Christine Yufon


Christine Yufon was a Chinese-French-Brazilian model, businesswoman, and artist.

Biography

Christine Yufon was born in Beijing in 1923. As a child, she studied at an American school in China.
In 1947, she married the French engineer Georges Constant Collet. The couple lived in Shanghai until the city was taken over by the Communists in 1949, when they had to leave for Paris. Their property, including farmland and a cigarette factory, was seized by the new Chinese government, and she left behind her family's art collection.
From France, Yufon migrated to Brazil in 1951, settling in the São Paulo neighborhood of Higienópolis. It was there that her modeling career began, when the social columnist and future nightclub magnate convinced her participate in a grand ball in São Paulo. Yufon worked as a model for the old Casa Vogue and became a muse for the French designer Jacques Heim. She was one of Brazil's first Asian models.

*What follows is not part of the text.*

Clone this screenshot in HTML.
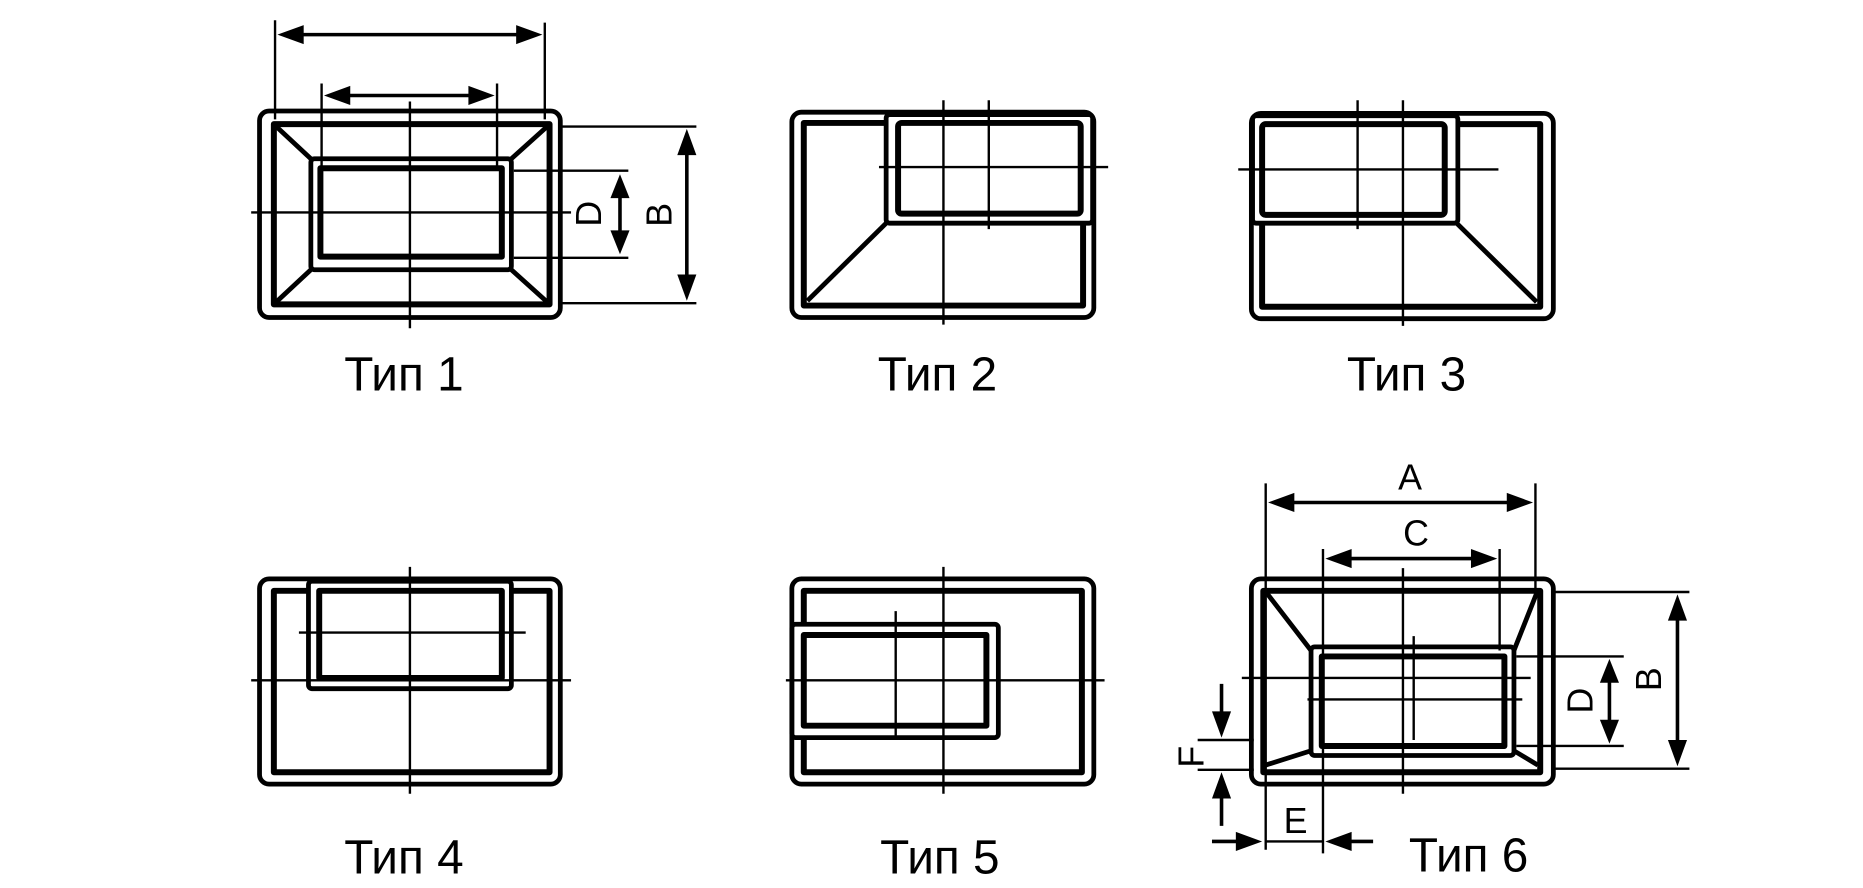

Then, in the 1960s, she founded her pioneering etiquette school, which taught posture, philosophy, and values to the general public as well as politicians, artists, and members of high society.
In the 1970s, she worked with Angioleta Miroglio-Cattani to promote artists and jewelers through their gallery, Miroglio & Yufon. Over the years, she began to produce sculpture herself, which was exhibited in various venues including the São Paulo Museum of Art in the 1980s. Her work, in bronze, wood, and stone, was inspired by her youth in China. At the invitation of the Chinese government, in the late 1980s, she presented her work in her homeland. Her sculptural practice evolved into producing pieces of jewelry and "wearable art."
Yufon continued modeling in her later years, serving as a muse for the designer Dudu Bertholini. She died in São Paulo, at age 100, in 2024.